Taped to the test tube was a wad of puttylike explosive. A wire extending from the charge was soldered into the guts of a small, battery-operated traveler’s alarm clock.
"Standard electrically initiated explosive device," Tennant said. "Alarm acts as a triggering switch, sends a current through the ignition wire-and blows the test tube to bits."
"Scattering VX everywhere."
"You got it."
In the movies a bomb’s timer helpfully displayed the minutes and seconds remaining until detonation. Here the clock’s digital display merely showed the current time, 10:41. The alarm could be set for 10:42 or 11:00 or any time at all. There was no way to know.

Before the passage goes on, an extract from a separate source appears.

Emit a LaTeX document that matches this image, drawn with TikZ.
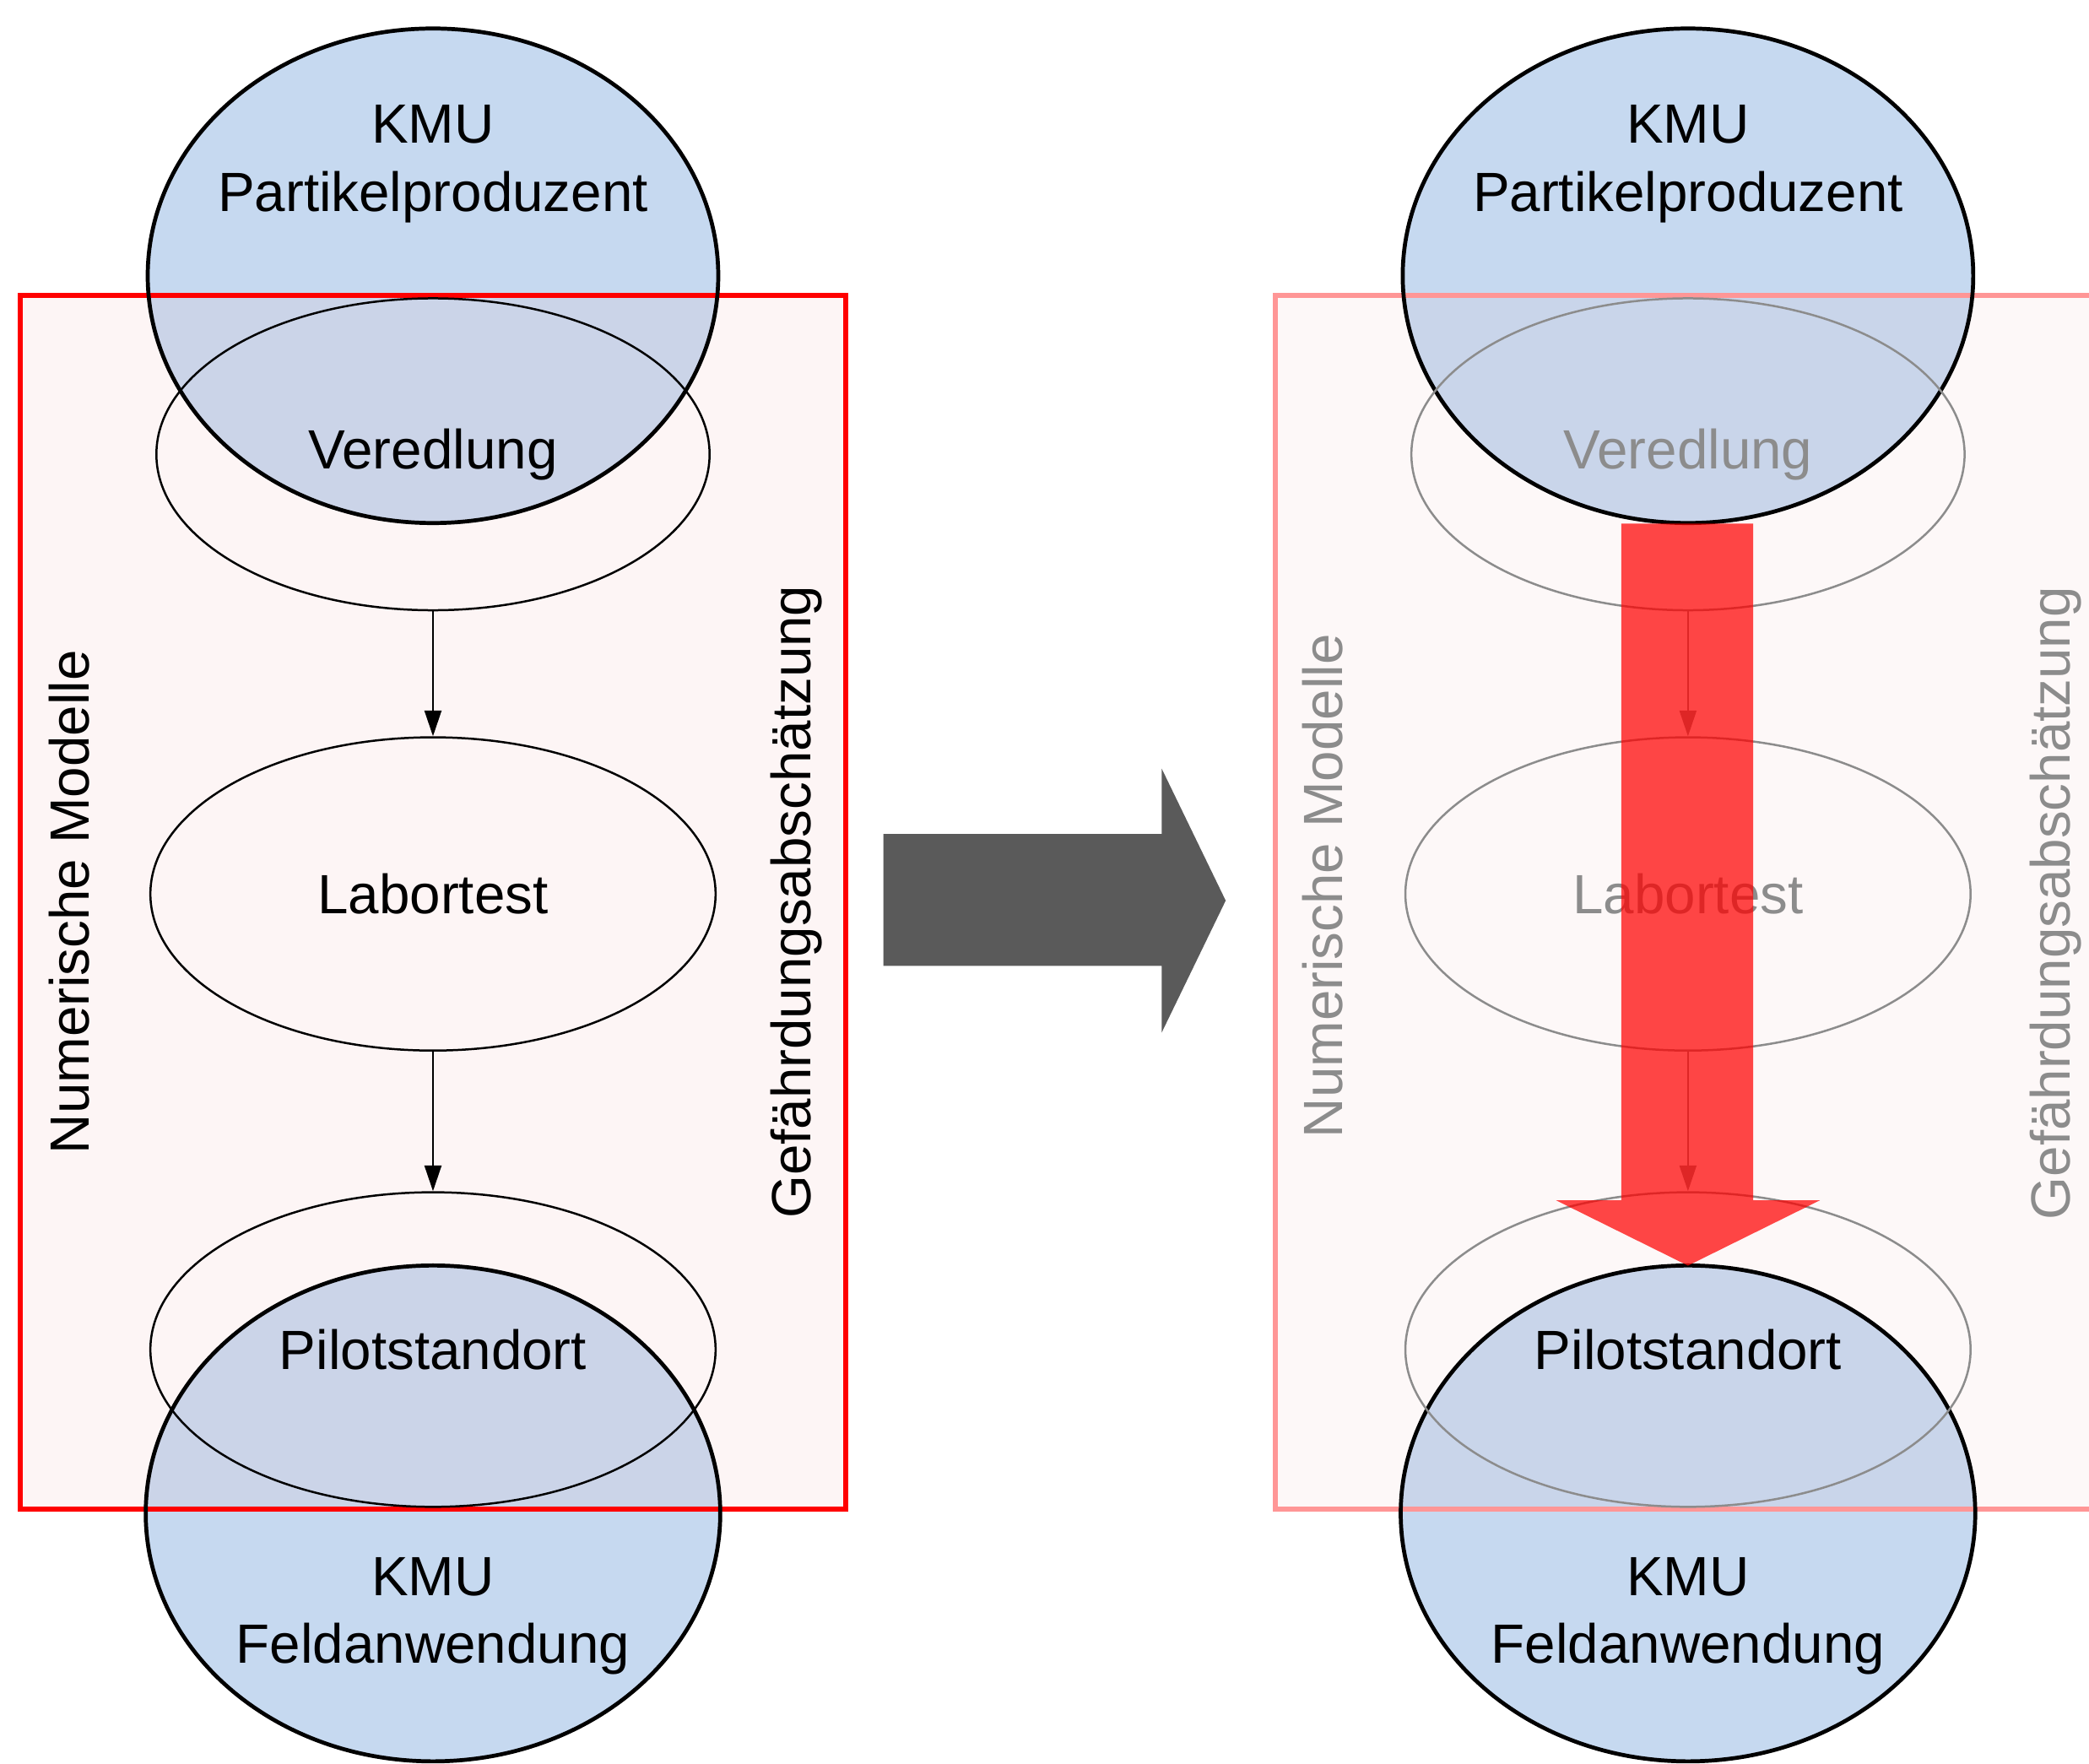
\documentclass[tikz,border=0pt]{standalone}
\usepackage{fontspec}
\setmainfont{Liberation Sans}
\usetikzlibrary{shapes.geometric,arrows.meta}
\definecolor{kmublue}{RGB}{198,217,240}
\definecolor{boxfill}{RGB}{240,180,180}
\definecolor{arrowgrey}{RGB}{90,90,90}
\definecolor{fadegrey}{RGB}{140,140,140}
\definecolor{fadered}{RGB}{255,150,150}
\begin{document}
\begin{tikzpicture}[x=0.01cm,y=-0.01cm,
  lbl/.style={font=\fontsize{11.8}{14.5}\selectfont, align=center, inner sep=0pt},
  kmufill/.style={ellipse, fill=kmublue, inner sep=0pt, minimum width=4.28cm, minimum height=3.71cm},
  kmuline/.style={ellipse, draw=black, line width=0.85pt, inner sep=0pt, minimum width=4.28cm, minimum height=3.71cm},
  stage/.style={ellipse, draw=black, line width=0.45pt, inner sep=0pt, minimum width=4.24cm, minimum height=2.35cm, font=\fontsize{11.8}{14.5}\selectfont},
  fadestage/.style={stage, draw=fadegrey, text=fadegrey},
  thinarrow/.style={line width=0.45pt, -{Triangle[length=5.5pt,width=3.6pt]}},
  zone/.style={fill=boxfill, fill opacity=0.13, draw=red, line width=1.1pt},
  fadezone/.style={fill=boxfill, fill opacity=0.09, draw=fadered, line width=1.1pt}
]
\clip (0,0) rectangle (1568,1324);
\fill[white] (0,0) rectangle (1568,1324);

% ---------------- left panel ----------------
\node[kmufill] (tl) at (325,207) {};
\node[kmufill, minimum width=4.31cm, minimum height=3.72cm] (bl) at (325,1136) {};
\draw[zone] (15,222) rectangle (635,1133);
\node[kmuline] (tlo) at (325,207) {};
\node[kmuline, minimum width=4.31cm, minimum height=3.72cm] (blo) at (325,1136) {};
\node[stage, minimum width=4.15cm, minimum height=2.34cm] (ver) at (325,341) {Veredlung};
\node[stage] (lab) at (325,671) {Labortest};
\node[stage, minimum height=2.36cm] (pil) at (325,1013) {Pilotstandort};
\draw[thinarrow] (ver.south) -- (lab.north);
\draw[thinarrow] (lab.south) -- (pil.north);
\node[lbl] (tlt) at (325,123) {KMU\\Partikelproduzent};
\node[lbl] (blt) at (325,1213) {KMU\\Feldanwendung};
\node[lbl, rotate=90] (num) at (52,677) {Numerische Modelle};
\node[lbl, rotate=90] (gef) at (598,677) {Gefährdungsabschätzung};

% ---------------- middle arrow ----------------
\fill[arrowgrey] (663,626) -- (872,626) -- (872,577) -- (920,676) -- (872,775) -- (872,725) -- (663,725) -- cycle;

% ---------------- right panel ----------------
\node[kmufill] (tr) at (1267,207) {};
\node[kmufill, minimum width=4.31cm, minimum height=3.72cm] (br) at (1267,1136) {};
\draw[fadezone] (957,222) rectangle (1600,1133);
\node[kmuline] (tro) at (1267,207) {};
\node[kmuline, minimum width=4.31cm, minimum height=3.72cm] (bro) at (1267,1136) {};
\node[fadestage, minimum width=4.15cm, minimum height=2.34cm] (ver2) at (1267,341) {Veredlung};
\node[fadestage] (lab2) at (1267,671) {Labortest};
\node[fadestage, minimum height=2.36cm, text=black] (pil2) at (1267,1013) {Pilotstandort};
\draw[thinarrow, draw=fadegrey, fill=fadegrey] (ver2.south) -- (lab2.north);
\draw[thinarrow, draw=fadegrey, fill=fadegrey] (lab2.south) -- (pil2.north);
\node[lbl] (trt) at (1267,123) {KMU\\Partikelproduzent};
\node[lbl] (brt) at (1267,1213) {KMU\\Feldanwendung};
\node[lbl, rotate=90, text=fadegrey] (num2) at (993,665) {Numerische Modelle};
\node[lbl, rotate=90, text=fadegrey] (gef2) at (1543,678) {Gefährdungsabschätzung};
\fill[red, fill opacity=0.72] (1217,393) -- (1316,393) -- (1316,901) -- (1366,901) -- (1267,950) -- (1168,901) -- (1217,901) -- cycle;
\end{tikzpicture}
\end{document}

It felt to Tess as if an hour had passed already, and Tennant still hadn’t gone to work on the device. "What are you waiting for?" she asked in a voice she hoped was steady.
"Fancy bombs can have a tilt switch or even a radio receiver for remote detonation."
"Great." She was liking this less and less. At least now she understood why Tennant had wanted her cell phone turned off.
"I doubt Mobius would be that goddamn clever. The guy’s a serial killer, not a Special Forces op."
"Is that what you were? In Vietnam?"
"Just a grunt." He spent an endless stretch of time studying the test tube. "I don’t see any funny business. We-"
As Tess watched, the clock’s LED readout changed to 10:42. They both froze, waiting.
Nothing happened.
"Better get this thing defused," Tennant said. "We might not be so lucky a minute from now."
Gently he took hold of the ignition wire and tried to ease it free of the explosive charge.
"Won’t move. Glued down or something. Got any tools on you?"
"Tools?"
"Wire cutters, needle-nose pliers, anything like that?"
She was going to ask him why she would possibly be carrying needle-nose pliers around, when she remembered the nail clipper in her purse. She dug it out. "Will this work?"
"It’ll have to."
He snagged the wire between the clipper’s tiny jaws, then worked it back and forth.
"Almost got it."
Click.
The wire was cut.
And the alarm went off.
The sudden loud buzzing noise startled Tess so badly she nearly dropped the flashlight. Tennant, she noticed, didn’t even flinch.
"Made it by a good two or three seconds," he said with satisfaction. "No problem."
Tess wasn’t sure she saw it that way, but she was alive, anyway. And there was one other good thing.
"He’s shot his wad," she said. "Used up the nerve agent. Right?"
Tennant shook his head. "Unfortunately, no. From what I can tell, there’s only about two hundred ccs of VX in this tube. Meaning there’s still five hundred ccs left unaccounted for."
Tess sagged against a handrail. "So he’s doling it out a little at a time. Working up to his big strike."
"Looks that way." Tennant frowned. "And if taking out a trainload of passengers is his idea of a warm-up act, I don’t want to see the main event."